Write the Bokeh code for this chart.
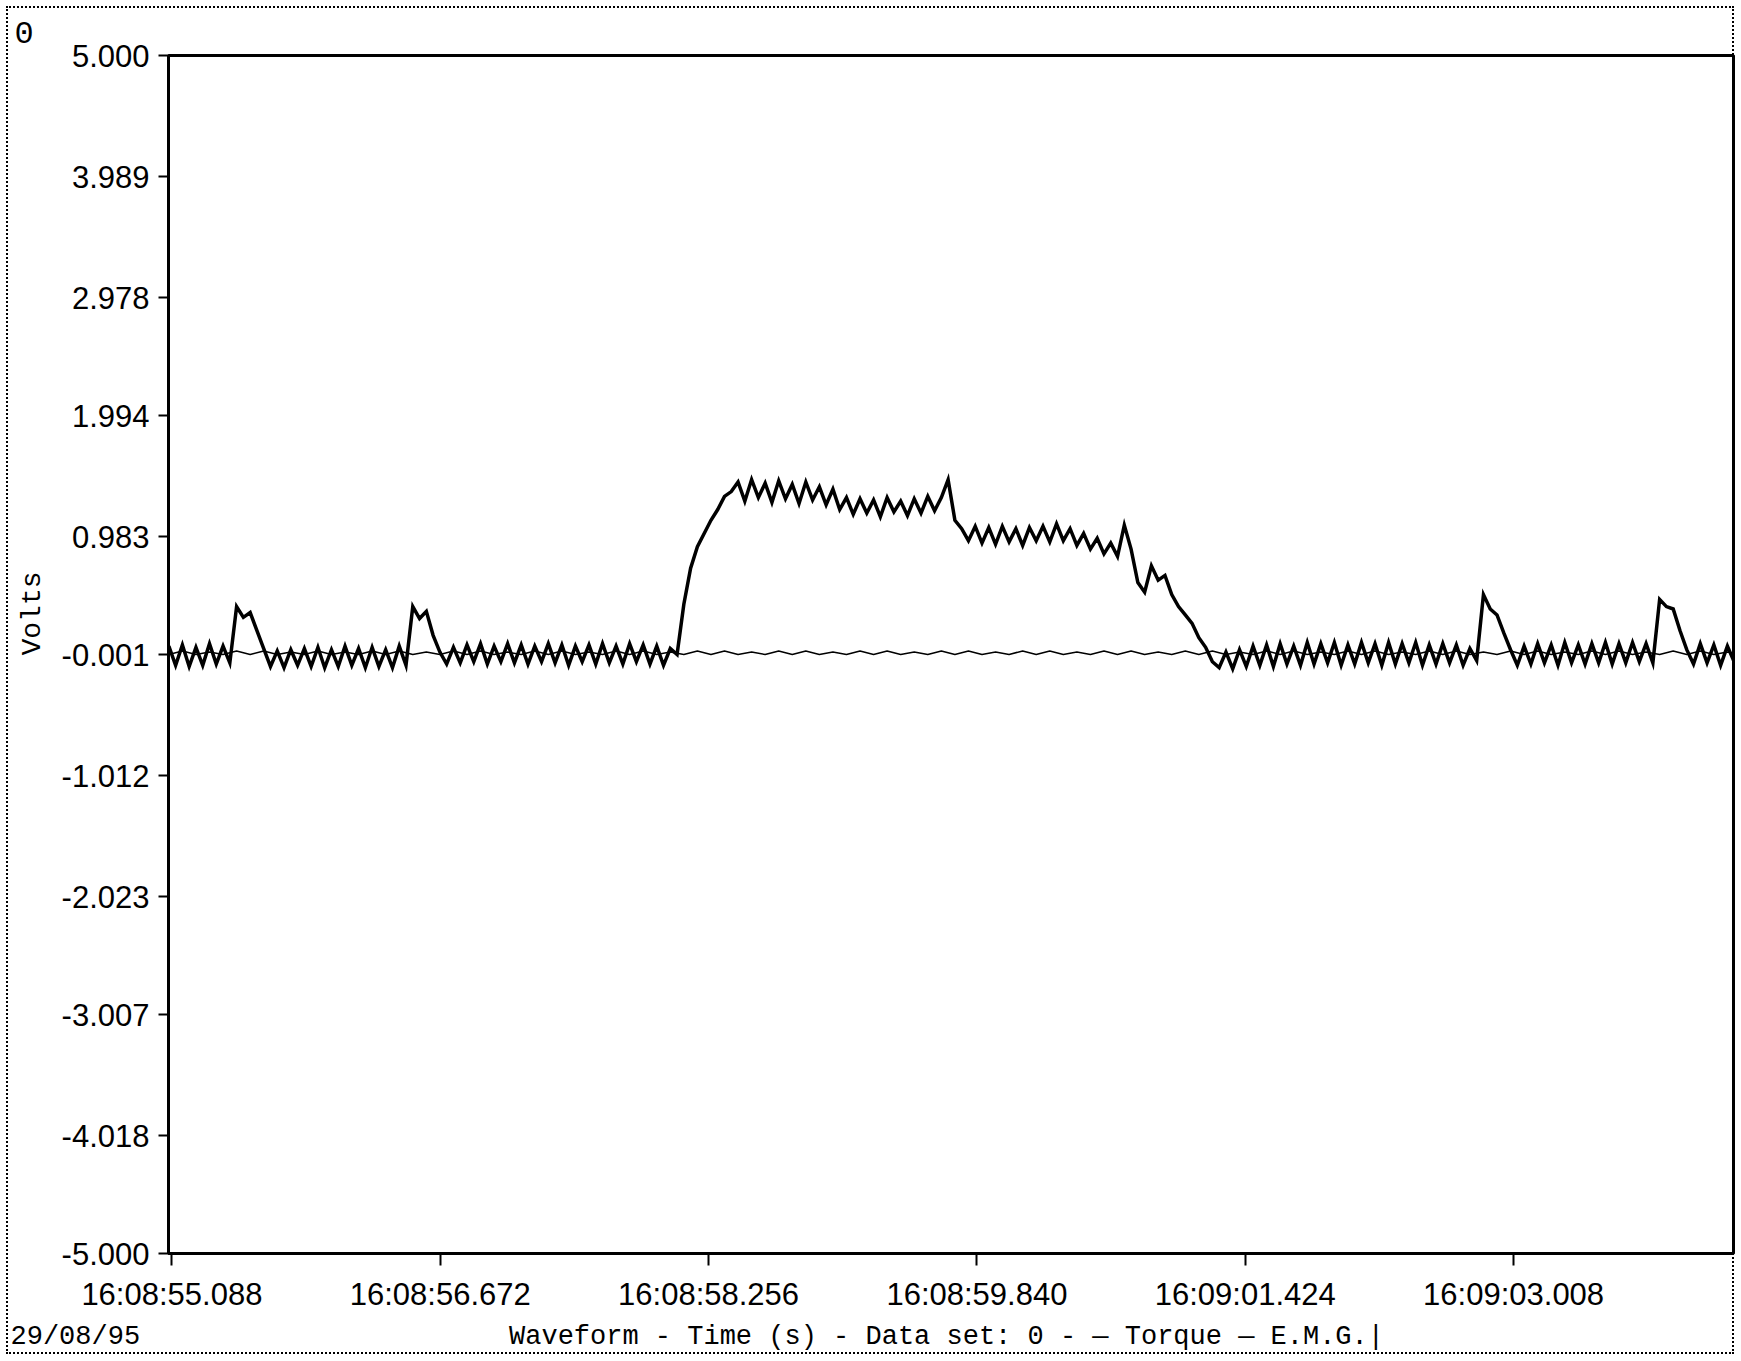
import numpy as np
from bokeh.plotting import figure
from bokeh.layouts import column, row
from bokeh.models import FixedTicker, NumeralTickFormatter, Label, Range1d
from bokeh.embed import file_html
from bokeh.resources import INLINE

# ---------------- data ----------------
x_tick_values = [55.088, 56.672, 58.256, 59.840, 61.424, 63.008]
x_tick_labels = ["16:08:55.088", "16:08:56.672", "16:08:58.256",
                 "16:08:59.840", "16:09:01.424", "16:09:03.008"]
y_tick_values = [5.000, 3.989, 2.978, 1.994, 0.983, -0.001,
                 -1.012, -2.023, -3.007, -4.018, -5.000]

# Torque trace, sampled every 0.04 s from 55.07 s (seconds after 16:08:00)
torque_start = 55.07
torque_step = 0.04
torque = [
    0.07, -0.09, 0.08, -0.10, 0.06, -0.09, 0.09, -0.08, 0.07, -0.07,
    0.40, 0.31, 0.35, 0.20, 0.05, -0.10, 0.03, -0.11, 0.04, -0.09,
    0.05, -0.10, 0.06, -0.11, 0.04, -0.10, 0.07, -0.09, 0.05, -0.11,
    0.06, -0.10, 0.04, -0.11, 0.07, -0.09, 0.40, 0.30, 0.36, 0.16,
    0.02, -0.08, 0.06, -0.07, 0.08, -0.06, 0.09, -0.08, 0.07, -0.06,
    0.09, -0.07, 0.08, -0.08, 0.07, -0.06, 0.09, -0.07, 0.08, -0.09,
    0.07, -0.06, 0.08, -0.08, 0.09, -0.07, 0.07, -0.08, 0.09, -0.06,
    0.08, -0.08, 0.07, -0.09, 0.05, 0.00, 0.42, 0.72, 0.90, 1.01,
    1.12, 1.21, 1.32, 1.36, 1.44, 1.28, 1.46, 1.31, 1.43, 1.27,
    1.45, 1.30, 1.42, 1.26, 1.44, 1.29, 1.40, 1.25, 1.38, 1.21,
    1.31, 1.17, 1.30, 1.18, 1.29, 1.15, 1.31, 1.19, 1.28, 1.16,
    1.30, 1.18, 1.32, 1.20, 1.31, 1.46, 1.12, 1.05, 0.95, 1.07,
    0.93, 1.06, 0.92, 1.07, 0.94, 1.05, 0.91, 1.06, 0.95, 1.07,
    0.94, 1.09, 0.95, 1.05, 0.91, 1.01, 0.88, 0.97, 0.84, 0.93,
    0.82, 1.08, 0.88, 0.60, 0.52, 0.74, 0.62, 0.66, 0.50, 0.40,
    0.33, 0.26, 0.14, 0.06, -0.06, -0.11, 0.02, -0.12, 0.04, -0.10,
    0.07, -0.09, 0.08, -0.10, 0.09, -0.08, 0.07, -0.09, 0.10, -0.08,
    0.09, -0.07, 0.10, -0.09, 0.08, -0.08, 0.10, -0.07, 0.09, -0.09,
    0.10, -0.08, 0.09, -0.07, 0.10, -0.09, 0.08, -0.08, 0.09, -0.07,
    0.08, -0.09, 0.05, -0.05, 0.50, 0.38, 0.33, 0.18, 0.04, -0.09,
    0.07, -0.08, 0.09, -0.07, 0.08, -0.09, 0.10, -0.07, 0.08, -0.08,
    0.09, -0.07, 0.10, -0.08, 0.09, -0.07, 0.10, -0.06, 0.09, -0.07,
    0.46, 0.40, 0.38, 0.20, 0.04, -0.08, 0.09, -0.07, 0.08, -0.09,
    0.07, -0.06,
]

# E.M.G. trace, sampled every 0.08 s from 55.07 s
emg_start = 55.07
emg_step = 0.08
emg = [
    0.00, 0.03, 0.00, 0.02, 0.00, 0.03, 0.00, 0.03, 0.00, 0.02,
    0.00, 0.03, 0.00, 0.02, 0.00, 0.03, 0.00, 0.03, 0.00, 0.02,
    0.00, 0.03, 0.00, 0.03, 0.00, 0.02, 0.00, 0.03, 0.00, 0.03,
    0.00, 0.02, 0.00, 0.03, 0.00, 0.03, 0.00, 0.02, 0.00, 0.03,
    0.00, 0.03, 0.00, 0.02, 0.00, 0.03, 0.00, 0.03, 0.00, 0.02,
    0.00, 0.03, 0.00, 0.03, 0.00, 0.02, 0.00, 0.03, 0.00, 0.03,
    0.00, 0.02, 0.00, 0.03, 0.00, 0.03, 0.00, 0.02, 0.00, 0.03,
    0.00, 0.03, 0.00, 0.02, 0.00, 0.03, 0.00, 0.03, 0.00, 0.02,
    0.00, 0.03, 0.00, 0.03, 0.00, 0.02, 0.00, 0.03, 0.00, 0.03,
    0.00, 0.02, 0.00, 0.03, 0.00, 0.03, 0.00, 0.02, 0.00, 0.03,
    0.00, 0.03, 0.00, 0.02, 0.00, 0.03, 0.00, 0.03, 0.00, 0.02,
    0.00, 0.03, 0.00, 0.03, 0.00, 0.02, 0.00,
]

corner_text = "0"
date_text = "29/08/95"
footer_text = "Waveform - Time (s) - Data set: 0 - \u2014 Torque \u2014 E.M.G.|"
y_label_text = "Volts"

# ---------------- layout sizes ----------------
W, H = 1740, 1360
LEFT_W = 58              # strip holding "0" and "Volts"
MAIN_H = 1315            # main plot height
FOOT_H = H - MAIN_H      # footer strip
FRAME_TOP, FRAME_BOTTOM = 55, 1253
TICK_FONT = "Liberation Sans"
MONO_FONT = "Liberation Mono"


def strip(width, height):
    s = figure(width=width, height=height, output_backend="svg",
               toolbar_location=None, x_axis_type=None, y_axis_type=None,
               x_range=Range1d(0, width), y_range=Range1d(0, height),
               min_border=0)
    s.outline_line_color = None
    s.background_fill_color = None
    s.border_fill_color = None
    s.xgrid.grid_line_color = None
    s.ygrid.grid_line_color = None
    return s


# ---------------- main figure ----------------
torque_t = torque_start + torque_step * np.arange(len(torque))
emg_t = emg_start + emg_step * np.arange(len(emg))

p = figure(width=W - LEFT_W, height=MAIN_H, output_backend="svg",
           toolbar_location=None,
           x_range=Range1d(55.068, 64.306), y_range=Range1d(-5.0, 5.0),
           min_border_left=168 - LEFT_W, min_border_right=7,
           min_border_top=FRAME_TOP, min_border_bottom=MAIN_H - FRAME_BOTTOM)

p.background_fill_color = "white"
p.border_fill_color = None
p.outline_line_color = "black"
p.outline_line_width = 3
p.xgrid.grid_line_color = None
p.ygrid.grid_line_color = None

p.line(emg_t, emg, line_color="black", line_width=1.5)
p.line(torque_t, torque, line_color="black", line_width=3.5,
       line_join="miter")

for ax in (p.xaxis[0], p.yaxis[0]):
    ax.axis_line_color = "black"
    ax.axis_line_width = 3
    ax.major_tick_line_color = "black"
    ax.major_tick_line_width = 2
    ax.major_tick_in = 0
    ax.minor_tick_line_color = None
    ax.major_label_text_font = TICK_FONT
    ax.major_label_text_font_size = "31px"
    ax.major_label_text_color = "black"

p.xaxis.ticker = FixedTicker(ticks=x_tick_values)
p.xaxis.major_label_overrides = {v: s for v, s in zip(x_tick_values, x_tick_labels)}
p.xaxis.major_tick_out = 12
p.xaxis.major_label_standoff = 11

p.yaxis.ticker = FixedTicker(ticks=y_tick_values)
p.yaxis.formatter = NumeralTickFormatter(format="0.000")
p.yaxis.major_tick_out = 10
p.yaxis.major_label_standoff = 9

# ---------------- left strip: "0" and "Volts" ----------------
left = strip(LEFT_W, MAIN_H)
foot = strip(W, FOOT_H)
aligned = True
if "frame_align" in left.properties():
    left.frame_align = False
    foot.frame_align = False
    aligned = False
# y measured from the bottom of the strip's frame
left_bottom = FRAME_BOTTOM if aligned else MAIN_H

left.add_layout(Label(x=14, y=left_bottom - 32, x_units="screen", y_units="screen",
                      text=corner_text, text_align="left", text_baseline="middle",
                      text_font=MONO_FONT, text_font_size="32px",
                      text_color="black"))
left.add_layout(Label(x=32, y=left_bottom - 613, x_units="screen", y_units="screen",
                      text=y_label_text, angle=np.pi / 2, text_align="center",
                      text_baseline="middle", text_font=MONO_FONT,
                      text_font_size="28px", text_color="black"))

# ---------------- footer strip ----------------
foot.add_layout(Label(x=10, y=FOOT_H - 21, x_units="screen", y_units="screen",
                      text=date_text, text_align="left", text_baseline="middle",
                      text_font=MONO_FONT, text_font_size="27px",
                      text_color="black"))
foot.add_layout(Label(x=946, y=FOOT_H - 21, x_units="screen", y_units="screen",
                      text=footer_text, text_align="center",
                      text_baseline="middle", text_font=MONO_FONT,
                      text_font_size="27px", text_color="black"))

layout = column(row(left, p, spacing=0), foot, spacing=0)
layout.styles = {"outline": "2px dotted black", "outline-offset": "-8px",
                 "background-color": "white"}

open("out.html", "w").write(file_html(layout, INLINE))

================================

▶ Exercise instructions:
Please repeat exactly the data above from its first line to the line that contains "from bokeh.resources import INLINE", inclusive, and leave every picture out.

▶ Response to the exercise:
Write the Bokeh code for this chart.
import numpy as np
from bokeh.plotting import figure
from bokeh.layouts import column, row
from bokeh.models import FixedTicker, NumeralTickFormatter, Label, Range1d
from bokeh.embed import file_html
from bokeh.resources import INLINE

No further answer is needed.